Over a year after Kobe Bryant died in a tragic helicopter crash, the National Transportation Safety Board released an official statement regarding its probable cause.
In a report published by TMZ, it has been revealed that NTSB is blaming the helicopter's pilot, Ara Zobayan, for the crash.
Zobayan and Bryant died alongside seven other passengers: Kobe's daughter Gianna Bryant; John Altobelli--the head baseball coach at Orange Coast College--his wife Keri, and their daughter Alyssa Altobelli; Sarah Chester and her daughter Payton Chester; and Christina Mauser.
The agency stated in the official release that Zobayan's poor decision to continue the flight despite the weather condition led to the crash.
"Contributing to the accident was the pilot's likely self-induced pressure and the pilot's plan continuation bias which adversely affected his decision-making and Island Express Helicopter Inc.'s inadequate review and oversight of its safety management processes," the statement went on.
The report detailed that the pilot's poor decision eventually caused him to lose his control and experience spatial disorientation. The condition led the pilot to think that the aircraft was climbing up although, in fact, it was descending.

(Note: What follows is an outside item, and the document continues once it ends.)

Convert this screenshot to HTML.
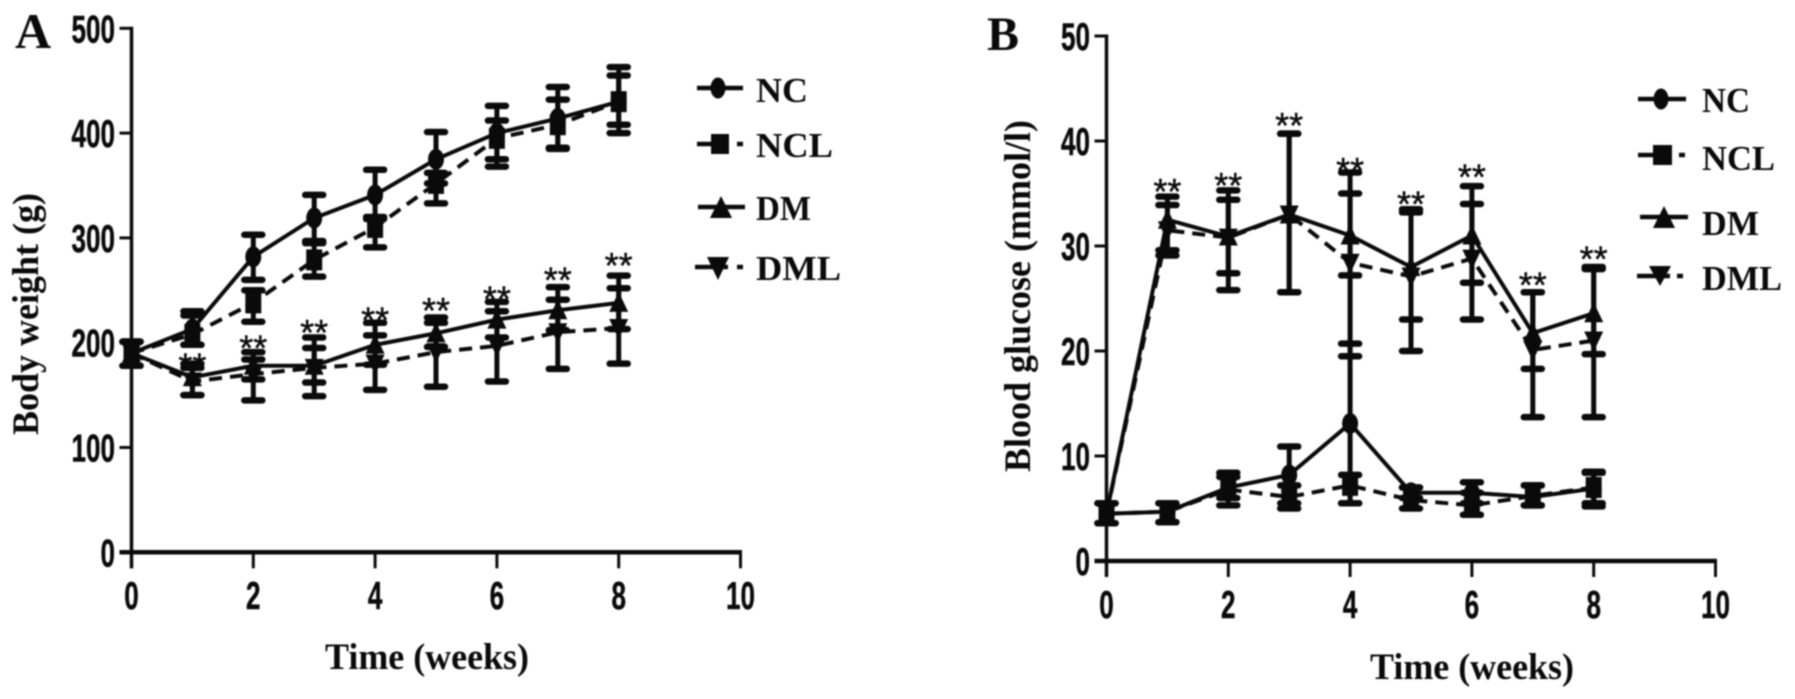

One NTSB investigator noted that the pilot did not know which way was up in the moments before the crash.
Kobe Bryant Did NOT Pressure Ara Zobayan
Earlier in the NTSB meeting, the investigators said that the late Los Angeles Lakers superstar did not pressure Zobayan to fly against extreme weather conditions.

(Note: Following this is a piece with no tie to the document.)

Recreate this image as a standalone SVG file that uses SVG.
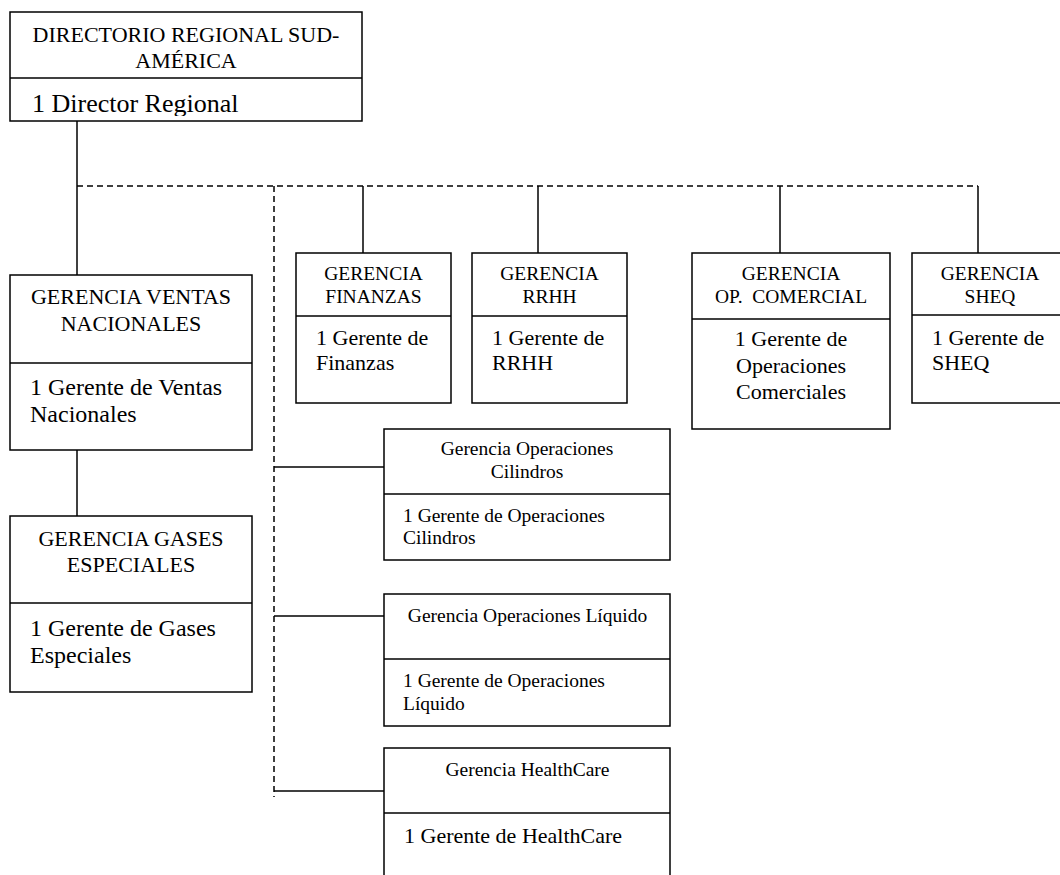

However, the pilot himself broke the rules to allegedly please his well-renowned client.
Bryant and Zobayan shared a long professional relationship, and the late basketball superstar trusted him to fly his children even when he was not with them.

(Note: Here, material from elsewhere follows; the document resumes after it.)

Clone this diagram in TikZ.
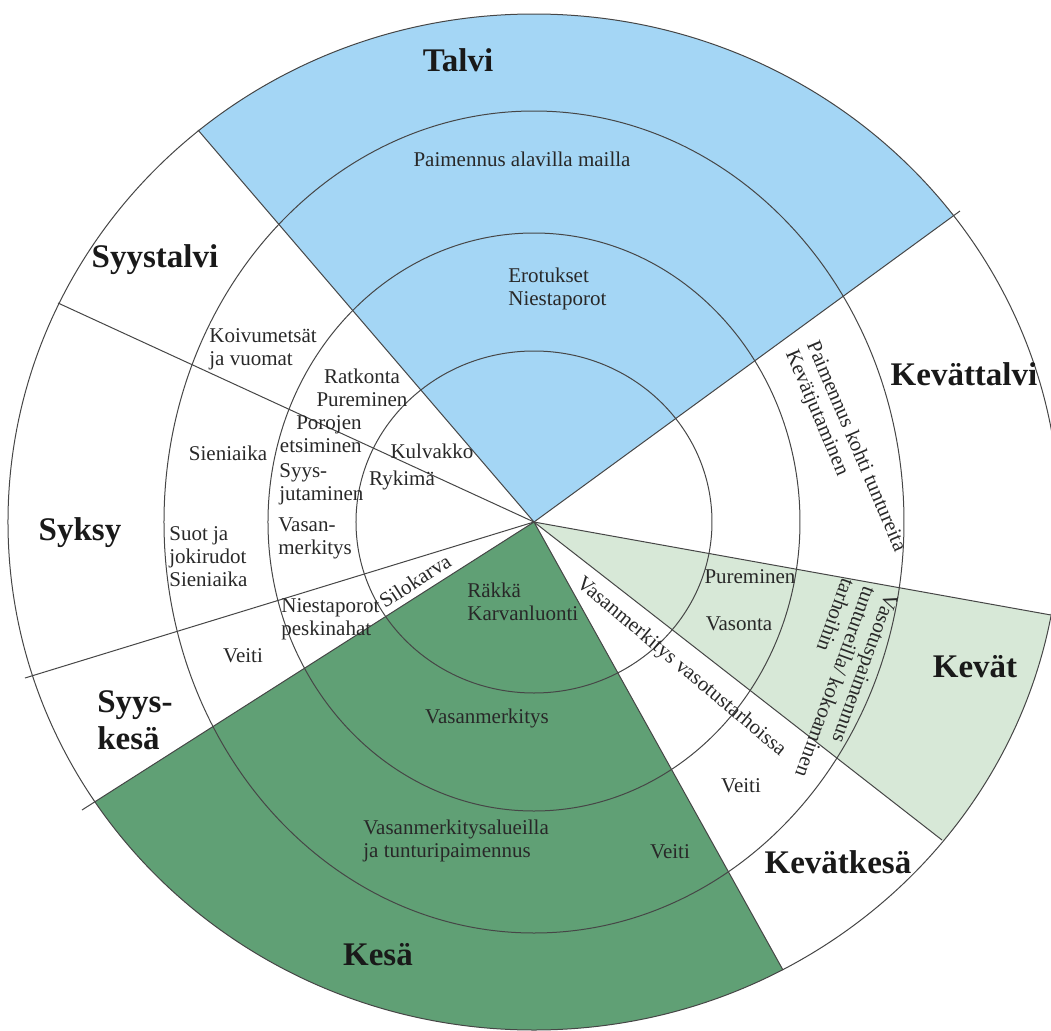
\documentclass[tikz,border=0pt]{standalone}
\usepackage{fontspec}
\setmainfont{Liberation Serif}
\usepackage{xcolor}
\usepackage{tikz}
\usetikzlibrary{calc}
\definecolor{talviblue}{RGB}{164,214,245}
\definecolor{kesagreen}{RGB}{96,160,117}
\definecolor{kevatgreen}{RGB}{215,232,215}
\definecolor{linegray}{RGB}{70,70,70}
\definecolor{textgray}{RGB}{40,40,40}

\begin{document}
\begin{tikzpicture}[x=0.5pt, y=0.5pt,
    ring/.style={draw=linegray, line width=0.5pt},
    season/.style={font=\bfseries\fontsize{16.5}{18.5}\selectfont, text=black!90, inner sep=0pt},
    work/.style={font=\fontsize{10.5}{11.5}\selectfont, text=textgray, inner sep=0pt}]
\useasboundingbox (-534,-508) rectangle (517,522);
\clip (-534,-508) rectangle (517,522);

\coordinate (o) at (0,0);
\foreach \x/\y [count=\i] in {
    -336/392, 426/311, -476/219, -509/-156,
    -452/-288, 249/-448, 408/-318, 517/-93}
    \coordinate (r\i) at (\x,\y);

\begin{scope}
\clip (o) ellipse [x radius=526, y radius=508];
\fill[talviblue] (o) -- ($(o)!3!(r2)$) -- (0,1600) -- ($(o)!3!(r1)$) -- cycle;
\fill[kesagreen] (o) -- ($(o)!3!(r5)$) -- (0,-1600) -- ($(o)!3!(r6)$) -- cycle;
\fill[kevatgreen] (o) -- ($(o)!3!(r7)$) -- ($(o)!3!(r8)$) -- cycle;
\end{scope}

\foreach \a/\b in {178/171, 266/289, 370/411, 526/508}
    \draw[ring] (o) ellipse [x radius=\a, y radius=\b];

\foreach \i in {1,...,8}
    \draw[ring] (o) -- (r\i);

\foreach \x/\y/\m [count=\i] in {
    -76/451/Talvi, -379/255/Syystalvi, -454/-18/Syksy, -156/-443/Kesä,
    304/-351/Kevätkesä, 441/-155/Kevät, 430/137/Kevättalvi}
    \node[season, anchor=base] (season\i) at (\x,\y) {\m};
\node[season, align=left, anchor=north west] (syyskesa) at (-437,-168) {Syys-\\kesä};

\foreach \x/\y/\m [count=\i] in {
    -12/356/Paimennus alavilla mailla, -306/62/Sieniaika, -102/64/Kulvakko,
    -132/37/Rykimä, -291/-140/Veiti, -47/-201/Vasanmerkitys, 136/-336/Veiti,
    207/-270/Veiti, 216/-61/Pureminen, 205/-108/Vasonta}
    \node[work, anchor=base] (work\i) at (\x,\y) {\m};

\node[work, align=left, anchor=north west] (erotukset) at (-26,254) {Erotukset\\Niestaporot};
\node[work, align=left, anchor=north west] (koivu) at (-325,194) {Koivumetsät\\ja vuomat};
\node[work, align=center, anchor=north] (ratkonta) at (-172,153) {Ratkonta\\Pureminen};
\node[work, align=right, anchor=north east] (porojen) at (-172,107) {Porojen\\etsiminen};
\node[work, align=left, anchor=north west] (syysjut) at (-255,59) {Syys-\\jutaminen};
\node[work, align=left, anchor=north west] (vasan) at (-256,5) {Vasan-\\merkitys};
\node[work, align=left, anchor=north west] (suot) at (-365,-4) {Suot ja\\jokirudot\\Sieniaika};
\node[work, align=left, anchor=north west] (niesta) at (-253,-76) {Niestaporot\\peskinahat};
\node[work, align=left, anchor=north west] (rakka) at (-67,-61) {Räkkä\\Karvanluonti};
\node[work, align=left, anchor=north west] (alueilla) at (-171,-298) {Vasanmerkitysalueilla\\ja tunturipaimennus};

\node[work, rotate=33] (silokarva) at (-119,-59) {Silokarva};
\node[work, rotate=-40] (tarhoissa) at (147,-145) {Vasanmerkitys vasotustarhoissa};
\node[work, rotate=-67, align=left] (kohti) at (311,71) {Paimennus kohti tuntureita\\Kevätjutaminen};
\node[work, rotate=-110, align=left] (vasotus) at (302,-160) {Vasotuspaimennus\\tuntureilla/ kokoaminen\\tarhoihin};

\end{tikzpicture}
\end{document}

The self-induced pressure played a role in the crash that led to Kobe Bryant's death.
NTSB Vice Chairman Bruce Landsberg blamed Zobayan, saying that he should have known the danger of the weather condition.
Instead of turning around to land at Van Nuys airport, the aircraft continued flying against the clouds.
Meanwhile, NTSB Chairman Robert Sumwalt confirmed that the pilot was under visual flight rules (VFR). Zobayan then broke the law for pushing the fatal decision to fly despite going into VFR mode.
The officials offered their main takeaways that could have prevented the tragic incident.
First, they believe Zobayan had many chances to safely land anywhere before experiencing spatial disorientation and crashing the aircraft.
The investigators also suggested that having a second pilot could have saved the lives of the victims.